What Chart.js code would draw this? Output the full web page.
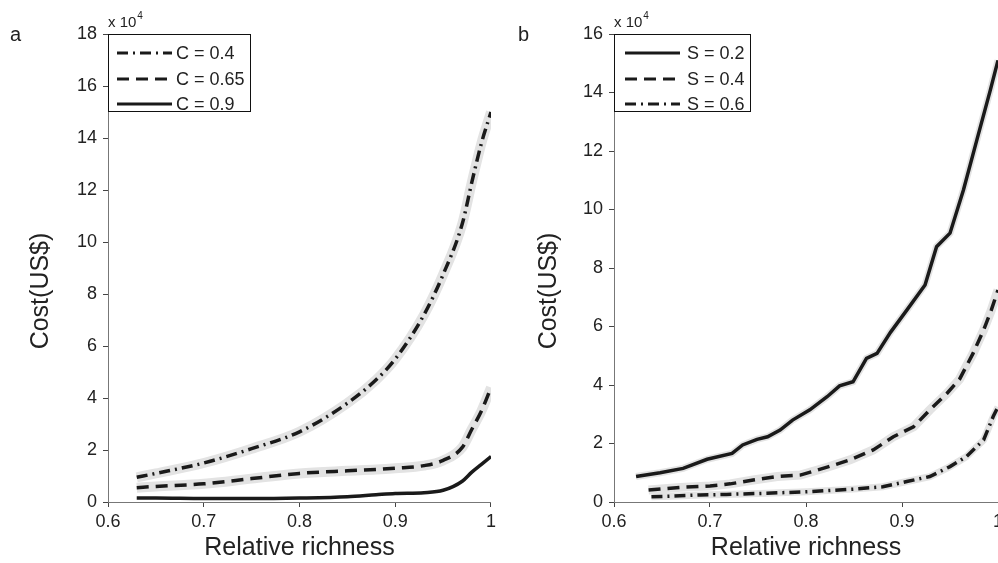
<!DOCTYPE html>
<html>
<head>
<meta charset="utf-8">
<script src="https://cdn.jsdelivr.net/npm/chart.js@4.4.1/dist/chart.umd.min.js"></script>
<style>
  html, body { margin: 0; padding: 0; background: #fff; overflow: hidden; }
  body { width: 998px; height: 563px; position: relative; }
  canvas { position: absolute; top: 0; }
  #chartA { left: 0; }
  #chartB { left: 499px; }
</style>
</head>
<body>
<canvas id="chartA" width="500" height="563"></canvas>
<canvas id="chartB" width="520" height="563"></canvas>
<script>
// 패널 a: C 값별 비용 (단위 x 10^4 US$)
const xA = [0.63, 0.65, 0.7, 0.75, 0.8, 0.85, 0.88, 0.9, 0.93, 0.95, 0.97, 0.98, 0.99, 1.0];
const costC04 = [0.95, 1.1, 1.5, 2.05, 2.7, 3.8, 4.7, 5.5, 7.2, 8.75, 10.7, 12.3, 13.8, 15.0];
const costC065 = [0.55, 0.6, 0.7, 0.9, 1.1, 1.2, 1.25, 1.3, 1.4, 1.6, 2.1, 2.8, 3.5, 4.4];
const costC09 = [0.15, 0.15, 0.13, 0.13, 0.15, 0.2, 0.28, 0.33, 0.36, 0.45, 0.8, 1.15, 1.45, 1.75];

// 패널 b: S 값별 비용
const xS02 = [0.623, 0.648, 0.672, 0.697, 0.723, 0.734, 0.749, 0.76, 0.773, 0.786, 0.804, 0.822, 0.835, 0.849, 0.863, 0.874, 0.888, 0.905, 0.924, 0.936, 0.95, 0.964, 0.978, 0.992, 1.0];
const costS02 = [0.87, 1.0, 1.15, 1.46, 1.66, 1.95, 2.14, 2.23, 2.46, 2.8, 3.15, 3.6, 3.97, 4.11, 4.91, 5.08, 5.8, 6.56, 7.42, 8.73, 9.19, 10.67, 12.38, 14.08, 15.1];
const xS04 = [0.636, 0.669, 0.7, 0.721, 0.745, 0.77, 0.794, 0.822, 0.846, 0.87, 0.891, 0.912, 0.929, 0.947, 0.96, 0.974, 0.985, 0.993, 1.0];
const costS04 = [0.41, 0.5, 0.55, 0.62, 0.75, 0.87, 0.92, 1.19, 1.44, 1.78, 2.23, 2.57, 3.15, 3.72, 4.2, 5.08, 5.88, 6.56, 7.25];
const xS06 = [0.639, 0.658, 0.69, 0.717, 0.759, 0.801, 0.849, 0.88, 0.905, 0.929, 0.95, 0.967, 0.985, 0.995, 1.0];
const costS06 = [0.18, 0.2, 0.24, 0.26, 0.3, 0.35, 0.44, 0.52, 0.7, 0.87, 1.21, 1.55, 2.12, 2.92, 3.25];

const xTicks = [0.6, 0.7, 0.8, 0.9, 1];

const FONT = '"Liberation Sans", Arial, sans-serif';
const DASH = [12, 7];
const DASHDOT = [11, 5, 2, 5];

const pts = (xs, ys) => xs.map((x, i) => ({x: x, y: ys[i]}));

function series(label, xs, ys, dash, haloWidth, smooth) {
    const out = [{
        label: label, data: pts(xs, ys), borderColor: '#1a1a1a', borderWidth: 3.5,
        borderDash: dash, borderCapStyle: 'butt', pointRadius: 0, order: 1,
        cubicInterpolationMode: smooth ? 'monotone' : 'default', tension: 0
    }];
    if (haloWidth) {
        out.push({
            label: label, halo: true, data: pts(xs, ys), borderColor: '#e3e3e3', borderWidth: haloWidth,
            pointRadius: 0, order: 2, cubicInterpolationMode: smooth ? 'monotone' : 'default', tension: 0
        });
    }
    return out;
}

// 범례 상자, 축 제목, 지수 표시, 패널 문자
const decor = {
    id: 'decor',
    afterDraw(chart, args, opts) {
        const {ctx, chartArea} = chart;
        ctx.save();
        ctx.fillStyle = '#222';
        ctx.textBaseline = 'alphabetic';
        ctx.font = '20px ' + FONT;
        ctx.fillText(opts.letter, opts.letterX, 41);

        ctx.font = '15px ' + FONT;
        ctx.fillText('x 10', chartArea.left, 27);
        const w = ctx.measureText('x 10').width;
        ctx.font = '10px ' + FONT;
        ctx.fillText('4', chartArea.left + w + 1, 19);

        ctx.save();
        ctx.font = '25px ' + FONT;
        ctx.translate(opts.titleX, 291);
        ctx.rotate(-Math.PI / 2);
        ctx.textAlign = 'center';
        ctx.textBaseline = 'middle';
        ctx.fillText('Cost(US$)', 0, 0);
        ctx.restore();

        // legend
        const L = chartArea.left, T = chartArea.top;
        ctx.fillStyle = '#fff';
        ctx.fillRect(L, T, opts.boxW, 77);
        ctx.strokeStyle = '#111';
        ctx.lineWidth = 1;
        ctx.strokeRect(L + 0.5, T + 0.5, opts.boxW, 77);
        const rows = [19, 45, 70];
        const items = chart.data.datasets.filter(d => !d.halo);
        ctx.font = '18px ' + FONT;
        ctx.textBaseline = 'middle';
        items.forEach((d, i) => {
            const y = T + rows[i];
            ctx.beginPath();
            ctx.setLineDash(d.borderDash || []);
            ctx.lineWidth = 3;
            ctx.strokeStyle = '#1a1a1a';
            ctx.moveTo(L + opts.lineX0, y);
            ctx.lineTo(L + opts.lineX1, y);
            ctx.stroke();
            ctx.setLineDash([]);
            ctx.fillStyle = '#222';
            ctx.fillText(d.label, L + opts.textX, y + 1);
        });
        ctx.restore();
    }
};

function makeOptions(yMax, yWidth, padRight, deco) {
    return {
        responsive: false,
        animation: false,
        layout: { padding: { left: 0, top: 34, right: padRight, bottom: 0 } },
        plugins: { legend: { display: false }, tooltip: { enabled: false }, decor: deco },
        scales: {
            x: {
                type: 'linear', min: 0.6, max: 1,
                afterBuildTicks: s => { s.ticks = xTicks.map(v => ({value: v})); },
                afterFit: s => { s.height = 61; },
                grid: { drawOnChartArea: false, color: '#444', tickLength: 5 },
                border: { color: '#777', width: 1 },
                ticks: { color: '#222', font: { family: FONT, size: 18 }, padding: 4,
                         callback: v => String(Number(v.toFixed(1))) },
                title: { display: true, text: 'Relative richness', color: '#222',
                         font: { family: FONT, size: 25 }, padding: { top: 0, bottom: 0 } }
            },
            y: {
                min: 0, max: yMax,
                afterFit: s => { s.width = yWidth; },
                grid: { drawOnChartArea: false, color: '#444', tickLength: 5 },
                border: { color: '#777', width: 1 },
                ticks: { stepSize: 2, color: '#222', font: { family: FONT, size: 18 }, padding: 6 }
            }
        }
    };
}

new Chart(document.getElementById('chartA'), {
    type: 'line',
    data: {
        datasets: [
            ...series('C = 0.4', xA, costC04, DASHDOT, 10, true),
            ...series('C = 0.65', xA, costC065, DASH, 10, true),
            ...series('C = 0.9', xA, costC09, [], 0, true)
        ]
    },
    options: makeOptions(18, 108, 7, { letter: 'a', letterX: 10, titleX: 41, boxW: 142, lineX0: 9, lineX1: 64, textX: 68 }),
    plugins: [decor]
});

new Chart(document.getElementById('chartB'), {
    type: 'line',
    data: {
        datasets: [
            ...series('S = 0.2', xS02, costS02, [], 7, false),
            ...series('S = 0.4', xS04, costS04, DASH, 9, false),
            ...series('S = 0.6', xS06, costS06, DASHDOT, 7, false)
        ]
    },
    options: makeOptions(16, 115, 21, { letter: 'b', letterX: 19, titleX: 50, boxW: 136, lineX0: 11, lineX1: 66, textX: 73 }),
    plugins: [decor]
});
</script>
</body>
</html>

=-=-=-=-=

### Work to complete
Extract, word for word, each line from the top of the data down to and including the line with "1.15, 1.45, 1.75];"; skip the pictures.

### Result for this task
What Chart.js code would draw this? Output the full web page.
<!DOCTYPE html>
<html>
<head>
<meta charset="utf-8">
<script src="https://cdn.jsdelivr.net/npm/chart.js@4.4.1/dist/chart.umd.min.js"></script>
<style>
  html, body { margin: 0; padding: 0; background: #fff; overflow: hidden; }
  body { width: 998px; height: 563px; position: relative; }
  canvas { position: absolute; top: 0; }
  #chartA { left: 0; }
  #chartB { left: 499px; }
</style>
</head>
<body>
<canvas id="chartA" width="500" height="563"></canvas>
<canvas id="chartB" width="520" height="563"></canvas>
<script>
// 패널 a: C 값별 비용 (단위 x 10^4 US$)
const xA = [0.63, 0.65, 0.7, 0.75, 0.8, 0.85, 0.88, 0.9, 0.93, 0.95, 0.97, 0.98, 0.99, 1.0];
const costC04 = [0.95, 1.1, 1.5, 2.05, 2.7, 3.8, 4.7, 5.5, 7.2, 8.75, 10.7, 12.3, 13.8, 15.0];
const costC065 = [0.55, 0.6, 0.7, 0.9, 1.1, 1.2, 1.25, 1.3, 1.4, 1.6, 2.1, 2.8, 3.5, 4.4];
const costC09 = [0.15, 0.15, 0.13, 0.13, 0.15, 0.2, 0.28, 0.33, 0.36, 0.45, 0.8, 1.15, 1.45, 1.75];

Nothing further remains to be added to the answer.